ZHOU Shucheng¹^,²^,³, LI Yang¹^,²^,³(), LI Chuanrong¹^,³, GUO Lulu¹^,³, JIA Xinhong¹^,³, YANG Xinghua¹

1. Institute of Information Engineering, Chinese Academy of Sciences, Beijing 100085,China
2. School of Cyber Security, University of Chinese Academy of Sciences, Beijing 100049,China
3. Key Laboratory of Cyberspace Security Defense, Beijing 100085,China

Received:2024-03-26 Online:2024-07-10 Published:2024-08-02

摘要/Abstract

摘要：

在当今大规模产业数字化转型的时代，云原生架构与微服务技术的结合已经成为转型的核心竞争力。这种开发模式提高了软件开发、部署和测试流程的完整性与灵活性。然而，随着互联网的发展，微服务架构下Trace数据的复杂性和时序问题导致异常检测准确率较低、根因定位较慢。针对这些挑战，文章提出了一种基于时序的多维度指标异常检测算法。该算法将多维度指标与时序异常检测结合，显著提高了异常检测的准确率。通过改良服务Trace度量向量，该算法解决了在物理资源充足的情况下异常检测准确性较低的问题，并通过时序检测进一步克服传统异常检测方法的局限。此外，文章还提出了一种基于“链路-操作”图与上下文结合的根因定位算法。该算法通过深入分析历史Trace数据中服务间的依赖关系，有效提高了根因定位的准确性。该算法将结构相似的Trace图融合，不仅节省了大量的构图时间，而且提高了根因定位的效率和精度。实验结果表明，与传统方法相比，本文所提的方法能更快、更准确地识别并定位异常根因。
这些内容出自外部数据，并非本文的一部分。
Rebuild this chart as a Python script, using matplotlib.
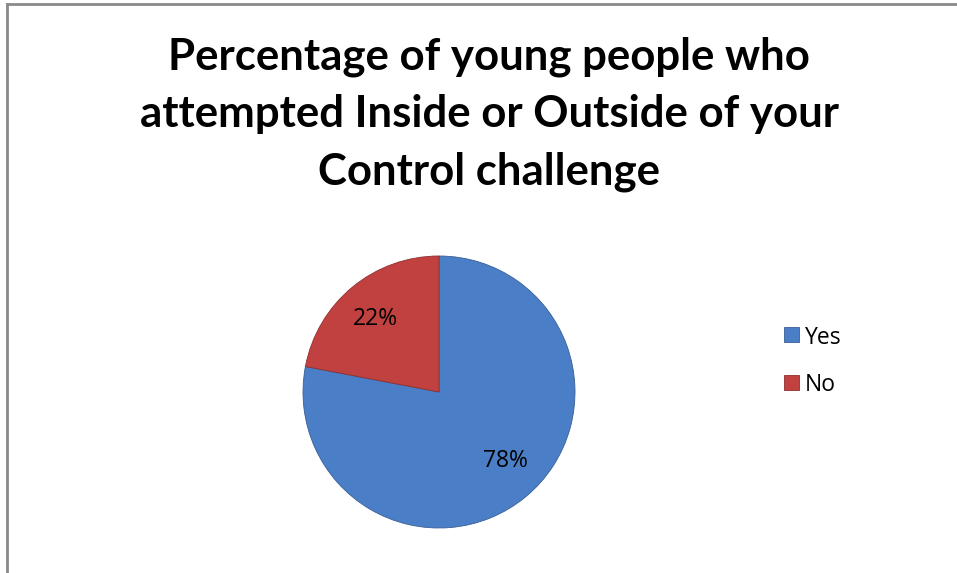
import matplotlib
matplotlib.use('Agg')
import matplotlib.pyplot as plt
from matplotlib.patches import Rectangle

# --- Data ---
categories = ['Yes', 'No']
shares = [78, 22]
colors = ['#4a7ec6', '#c0413f']
edge_colors = ['#3a5f96', '#8e2f2d']

W, H = 957, 573
fig = plt.figure(figsize=(W / 100, H / 100), dpi=100)
fig.patch.set_facecolor('white')

# chart-area frame (top and left edges visible)
fig.add_artist(plt.Line2D([7.5 / W, 1.0], [1 - 3.5 / H, 1 - 3.5 / H],
                          color='#8a8a8a', lw=2, transform=fig.transFigure))
fig.add_artist(plt.Line2D([7.5 / W, 7.5 / W], [0, 1 - 3.5 / H],
                          color='#8a8a8a', lw=2, transform=fig.transFigure))

# title, one line at a time so the baselines sit where we want them
title_lines = ['Percentage of young people who',
               'attempted Inside or Outside of your',
               'Control challenge']
for line, base in zip(title_lines, [70, 127, 185]):
    fig.text(489 / W, 1 - base / H, line, ha='center', va='baseline',
             fontsize=31.5, fontweight='bold', family='Lato')

# pie
cx, cy, r = 439, 392, 136
ax = fig.add_axes([(cx - r) / W, 1 - (cy + r) / H, 2 * r / W, 2 * r / H])
wedges, _ = ax.pie(shares, colors=colors, startangle=90, counterclock=False,
                   radius=1.0, wedgeprops=dict(linewidth=0.6))
for w, ec in zip(wedges, edge_colors):
    w.set_edgecolor(ec)
ax.set_xlim(-1, 1)
ax.set_ylim(-1, 1)
ax.set_aspect('equal')
ax.axis('off')

# percentage labels
label_pos = [(0.485, -0.505), (-0.47, 0.535)]
for (x, y), v in zip(label_pos, shares):
    ax.text(x, y, f'{v}%', ha='center', va='center', fontsize=16.5,
            family='Open Sans')

# legend, drawn by hand
for i, (name, c) in enumerate(zip(categories, colors)):
    yc = 334.5 + 47.5 * i
    fig.add_artist(Rectangle((784 / W, 1 - (yc + 7.5) / H), 15 / W, 15 / H,
                             facecolor=c, edgecolor=edge_colors[i], lw=0.6,
                             transform=fig.transFigure))
    fig.text(805 / W, 1 - yc / H, name, ha='left', va='center_baseline',
             fontsize=16.5, family='Open Sans')

fig.savefig('out.png', dpi=100)
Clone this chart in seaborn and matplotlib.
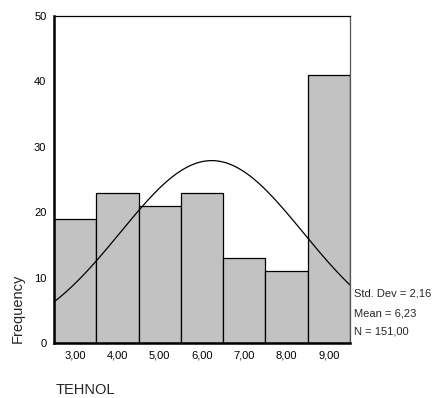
import numpy as np
import pandas as pd
import matplotlib
matplotlib.use("Agg")
import matplotlib.pyplot as plt
import seaborn as sns

# Data
values = [3, 4, 5, 6, 7, 8, 9]
counts = [19, 23, 21, 23, 13, 11, 41]
x_tick_labels = ["3,00", "4,00", "5,00", "6,00", "7,00", "8,00", "9,00"]
y_ticks = [0, 10, 20, 30, 40, 50]
mean_val = 6.23
std_val = 2.16
n_val = 151
stats_lines = ["Std. Dev = 2,16", "Mean = 6,23", "N = 151,00"]

sns.set_style("white")
plt.rcParams['font.family'] = ['Liberation Sans', 'DejaVu Sans']

fig = plt.figure(figsize=(4.37, 3.98), dpi=100)
ax = fig.add_axes([54/437, 1 - 343/398, (350-54)/437, (343-16)/398])

df = pd.DataFrame({"v": values, "c": counts})
sns.histplot(data=df, x="v", weights="c", discrete=True,
             color="#c2c2c2", alpha=1.0, edgecolor="black", linewidth=0.9, ax=ax)

xs = np.linspace(2.5, 9.5, 200)
ys = n_val * 1.0 * np.exp(-0.5 * ((xs - mean_val) / std_val) ** 2) / (std_val * np.sqrt(2 * np.pi))
sns.lineplot(x=xs, y=ys, color="black", linewidth=0.9, ax=ax)

ax.set_xlim(2.5, 9.5)
ax.set_ylim(0, 50)
ax.set_xticks(values)
ax.set_xticklabels(x_tick_labels, fontsize=8)
ax.set_yticks(y_ticks)
ax.set_yticklabels([str(t) for t in y_ticks], fontsize=8)
ax.tick_params(axis='both', which='both', direction='out', length=2.5, width=1.5, pad=3, colors='black')

for side in ['left', 'bottom']:
    ax.spines[side].set_linewidth(1.8)
    ax.spines[side].set_color('black')
ax.spines['top'].set_linewidth(0.9)
ax.spines['top'].set_color('black')
ax.spines['right'].set_linewidth(0.9)
ax.spines['right'].set_color('#555555')

ax.set_xlabel("")
ax.set_ylabel("")
fig.text(18/437, 1 - 308/398, "Frequency", rotation=90, ha='center', va='center', fontsize=10.5)
fig.text(56/437, 1 - 390/398, "TEHNOL", ha='left', va='center', fontsize=10.5)

for i, (line, yy) in enumerate(zip(stats_lines, [293, 313, 332])):
    fig.text(354/437, 1 - yy/398, line, ha='left', va='center', fontsize=8)

fig.savefig("out.png", dpi=100)
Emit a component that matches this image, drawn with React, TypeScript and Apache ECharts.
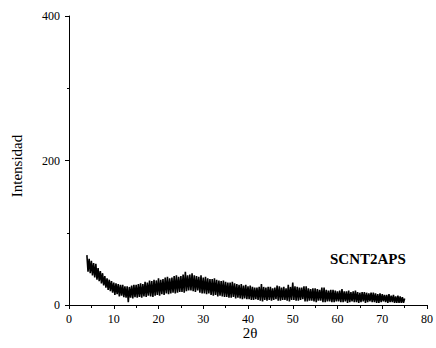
import React, { useEffect, useRef } from "react";
import * as echarts from "echarts";

const xTicks = [0, 10, 20, 30, 40, 50, 60, 70, 80];
const yTicks = [0, 200, 400];
const sampleLabel = "SCNT2APS";
const xTitle = "2θ";
const yTitle = "Intensidad";

// scan: 2θ from 4° to 75° in 0.25° steps
const scanStart = 4;
const scanStep = 0.25;

// one row per degree (x.00, x.25, x.50, x.75)
const intensity = [
  69, 46, 64, 44, // 4
  61, 41, 58, 38, // 5
  57, 35, 51, 33, // 6
  47, 30, 44, 27, // 7
  40, 24, 37, 21, // 8
  35, 19, 33, 17, // 9
  31, 14, 30, 15, // 10
  29, 12, 28, 13, // 11
  28, 11, 26, 10, // 12
  26, 4, 25, 10, // 13
  27, 9, 28, 11, // 14
  28, 10, 29, 11, // 15
  30, 10, 29, 12, // 16
  32, 11, 31, 13, // 17
  34, 12, 33, 11, // 18
  35, 13, 34, 14, // 19
  37, 13, 35, 15, // 20
  36, 14, 38, 16, // 21
  39, 15, 37, 16, // 22
  38, 17, 40, 16, // 23
  41, 17, 39, 18, // 24
  40, 18, 42, 17, // 25
  46, 19, 41, 20, // 26
  42, 20, 44, 19, // 27
  41, 18, 40, 20, // 28
  39, 17, 41, 16, // 29
  38, 16, 39, 15, // 30
  37, 16, 36, 14, // 31
  36, 13, 37, 14, // 32
  35, 12, 34, 13, // 33
  33, 12, 34, 11, // 34
  32, 11, 31, 10, // 35
  31, 10, 32, 11, // 36
  30, 9, 29, 10, // 37
  28, 9, 29, 8, // 38
  27, 9, 28, 8, // 39
  26, 8, 27, 7, // 40
  25, 7, 24, 8, // 41
  24, 7, 25, 6, // 42
  29, 5, 25, 7, // 43
  24, 6, 25, 7, // 44
  25, 6, 23, 7, // 45
  24, 8, 27, 6, // 46
  26, 6, 24, 7, // 47
  25, 7, 23, 6, // 48
  28, 5, 25, 7, // 49
  31, 7, 26, 6, // 50
  25, 6, 24, 7, // 51
  24, 8, 26, 5, // 52
  26, 5, 23, 6, // 53
  22, 6, 23, 5, // 54
  23, 4, 22, 6, // 55
  21, 6, 24, 4, // 56
  24, 4, 21, 5, // 57
  20, 5, 21, 4, // 58
  21, 4, 20, 5, // 59
  19, 5, 20, 4, // 60
  22, 4, 19, 5, // 61
  19, 3, 20, 4, // 62
  18, 5, 19, 4, // 63
  20, 4, 18, 3, // 64
  17, 4, 18, 5, // 65
  18, 3, 17, 4, // 66
  16, 5, 17, 4, // 67
  17, 4, 16, 3, // 68
  15, 3, 16, 4, // 69
  15, 5, 14, 4, // 70
  14, 3, 15, 4, // 71
  13, 4, 14, 3, // 72
  12, 3, 13, 3, // 73
  12, 3, 11, 3, // 74
  9, // 75
];

export default function App() {
  const ref = useRef<HTMLDivElement>(null);
  useEffect(() => {
    if (!ref.current) return;
    const chart = echarts.init(ref.current, null, { renderer: "svg" });
    const data = intensity.map((v, i) => [scanStart + i * scanStep, v]);
    const font = "Liberation Serif";
    chart.setOption({
      animation: false,
      backgroundColor: "#ffffff",
      grid: { left: 69, right: 7, top: 16, bottom: 43, containLabel: false },
      xAxis: {
        type: "value",
        min: xTicks[0],
        max: xTicks[xTicks.length - 1],
        interval: 10,
        axisLine: { show: true, onZero: false, lineStyle: { color: "#000", width: 1 } },
        axisTick: { show: true, inside: false, length: 4, lineStyle: { color: "#000" } },
        minorTick: { show: true, splitNumber: 2, length: 3, lineStyle: { color: "#000" } },
        splitLine: { show: false },
        axisLabel: { color: "#000", fontFamily: font, fontSize: 12, margin: 8 },
      },
      yAxis: {
        type: "value",
        min: yTicks[0],
        max: yTicks[yTicks.length - 1],
        interval: 200,
        axisLine: { show: true, lineStyle: { color: "#000", width: 1 } },
        axisTick: { show: true, inside: false, length: 4, lineStyle: { color: "#000" } },
        minorTick: { show: true, splitNumber: 2, length: 2, lineStyle: { color: "#000" } },
        splitLine: { show: false },
        axisLabel: { color: "#000", fontFamily: font, fontSize: 12, margin: 9 },
      },
      graphic: [
        {
          type: "text",
          x: 17,
          y: 166,
          rotation: Math.PI / 2,
          style: {
            text: yTitle,
            fontFamily: font,
            fontSize: 15,
            fill: "#000",
            align: "center",
            verticalAlign: "middle",
          },
        },
        {
          type: "text",
          x: 250,
          y: 333,
          style: {
            text: xTitle,
            fontFamily: font,
            fontSize: 15,
            fill: "#000",
            align: "center",
            verticalAlign: "middle",
          },
        },
        {
          type: "text",
          x: 330,
          y: 259,
          style: {
            text: sampleLabel,
            fontFamily: font,
            fontSize: 15,
            fontWeight: "bold",
            fill: "#000",
            align: "left",
            verticalAlign: "middle",
          },
        },
      ],
      series: [
        {
          type: "line",
          data,
          showSymbol: false,
          symbol: "none",
          lineStyle: { color: "#000", width: 1.6 },
          itemStyle: { color: "#000" },
        },
      ],
    });
    return () => chart.dispose();
  }, []);
  return <div ref={ref} style={{ width: 436, height: 348, position: "absolute", left: 0, top: 0 }} />;
}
关键词: 云原生, 微服务, Kubernetes, 异常检测, 根因定位

Abstract:

In the current era of large-scale industrial digital transformation, the integration of cloud-native architecture with microservices technology has become the core competitive advantage of transformation. This development model improves the integrity and flexibility of the software development, deployment, and testing processes. However, with the development of the Internet, the complexity of Trace data and timing issues in a microservices architecture have led to lower accuracy in anomaly detection and slower root cause localization. In response to these challenges, this paper initially proposed a time-based, multi-dimensional metric anomaly detection algorithm. This algorithm combined multi-dimensional metrics with time series anomaly detection to significantly increase the accuracy of anomaly detection. By improving the Service Trace Metric Vector, it addressed the lower accuracy issues in anomaly detection when physical resources were sufficient and overcomes the limitations of traditional anomaly detection methods through time series detection. Additionally, this paper proposed a root cause localization algorithm based on a “link-operation” graph combined with context. This algorithm effectively improved the accuracy of root cause localization by deeply analyzing the dependency relationships between services in historical Trace data. The algorithm merged structurally similar Trace graphs, not only saving a considerable amount of time in graph construction but also enhancing the efficiency and precision of root cause localization. Experiments results indicate that the methods proposed in this paper can identify and localize the root causes of anomalies more quickly and accurately compared to traditional methods.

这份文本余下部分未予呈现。